Para se refletir sobre tais questões,
é importante primeiro debater alguns desses termos acima falados. O Cadastro
Ambiental Rural, o tão falado CAR, foi criado no Novo Código Florestal (Lei
12.651 de 2012) e é parte de um sistema de controle, proteção e recuperação das
áreas florestais em imóveis rurais. Assim, ao ser um cadastro composto de
informações ambientais e fundiárias de todos os imóveis rurais (propriedades e
posses privadas e públicas, individuais e coletivas) do Brasil, ele tem a função
principal de controlar o desmatamento e identificar as áreas que necessitam de
recuperação de sua cobertura vegetal.
O meio burocrático adotado desse
cadastro é o registro eletrônico nos órgãos públicos ambientais – Secretarias
de meio ambiente e IBAMA, sendo obrigatório. As informações que devem constar
nesse cadastro são: identificação do proprietário/posseiro; identificação do
imóvel rural; perímetro do imóvel rural; áreas de interesse social e de
utilidade pública; áreas com remanescentes de vegetação nativa; APP e área de
Reserva Legal; áreas de uso restrito, áreas consolidadas.
E por que ele seria parte do que se
falou antes como "falsa solução" ou estaria dentro dos instrumentos
de manutenção da "floresta em pé" como oportunidade de negócio? Como
já se diz: informação é poder... no caso aqui, poder econômico. Ao se ter um
cadastro, ou seja, uma rede de informações e mapas constando todas as áreas de
cobertura vegetal e florestal ainda existentes no país, cria-se para o mercado
as informações necessárias para se ter a noção exata da demanda e oferta por
títulos financeiros que sejam representativos dessas áreas para a compensação
de outras já desmatadas – a Cota de Reserva Ambiental (CRA), acima falada, bem
como outros instrumentos, a exemplo dos créditos de carbono e outros que se
inserem no pacote que se chama Pagamento por Serviços Ambientais (PSA). Todos
esses são mecanismos da "Financerização da natureza e dos bens
comuns", ou seja, tornam as áreas verdes em mercadorias a serem negociadas
no mercado, as quais antes eram tidas como bens de uso comum do povo, e
ocasionam a perda da soberania dos/as camponeses/as, povos e comunidades
tradicionais sobre suas terras e territórios.

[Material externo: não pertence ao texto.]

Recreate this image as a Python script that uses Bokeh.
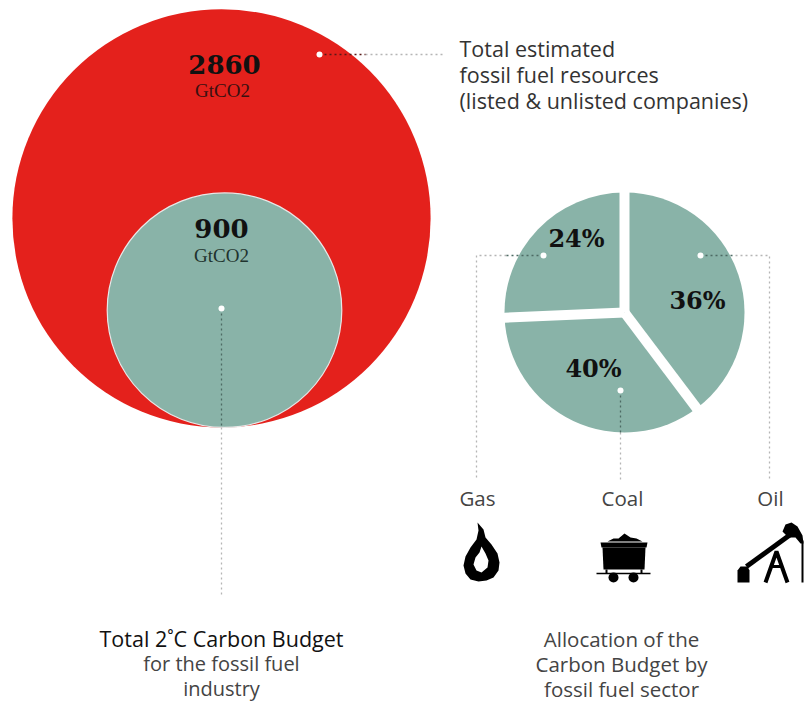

Na prática estes perdem os
direitos sobre tais terras, tão essenciais para o acesso a outros direitos.
Mas e por que os movimentos sociais do
campo estão encarando como importante realizar o CAR? Sob a mesma premissa de
que "informação é poder"... neste caso, "poder popular" e
pelas suas implicações agrárias. Ao ser o CAR obrigatório, como consta na Lei
Florestal, ou seja, todos os possuidores e proprietários de imóveis rurais
(particulares, coletivos, assentamentos) devem fazer para estar regulares na
questão ambiental e fundiária. Sendo que, ao se constarem as informações ambientais,
mas também das formas de uso e manejo do território no sistema do Cadastro,
este vem a ser um interessante instrumento para a oficialização e a
visibilização dos conflitos agrários e socioambientais, das formas de uso
coletivos e diferenciados dos territórios (mesmo aqueles ainda não
regularizados), da ação dos grileiros e dos supostos proprietários invasores
dos territórios tradicionais e áreas de assentamento. Em grande parte, isso
porque surgem as "sobreposições" das declarações e informações prestadas
quanto aos territórios e imóveis rurais e permitem a caracterização de mais
elementos para provar o conflito agrário e socioambiental, o que ajuda na sua
mediação e resolução na tutela de tais direitos.
Assim, conclui-se com uma reflexão:
"os momentos de crise e as contradições também são propícios para avançar
na luta social e popular" – justo ai reside a contradição intrínseca ao
Estado. Mecanismos importantes para o Estado burocraticamente controlar e
realizar suas políticas e programas públicos, neste caso de recuperação e
proteção de áreas ambientais, mas atrelados também ao processo do mercado de
apropriação privada dos bens comuns e da natureza, podem também ser uma arma
para contribuir na luta de afirmação e defesa de direitos. Tem-se porem que ter
clareza das contradições presentes nestes mecanismos, para não se cair em
"cantos da Sereia". Contribuindo nas lutas populares, o Grupo Carta
de Belém vem lutando na crítica às "falsas soluções" e na construção
de alternativas verdadeiramente populares para o campo e florestas.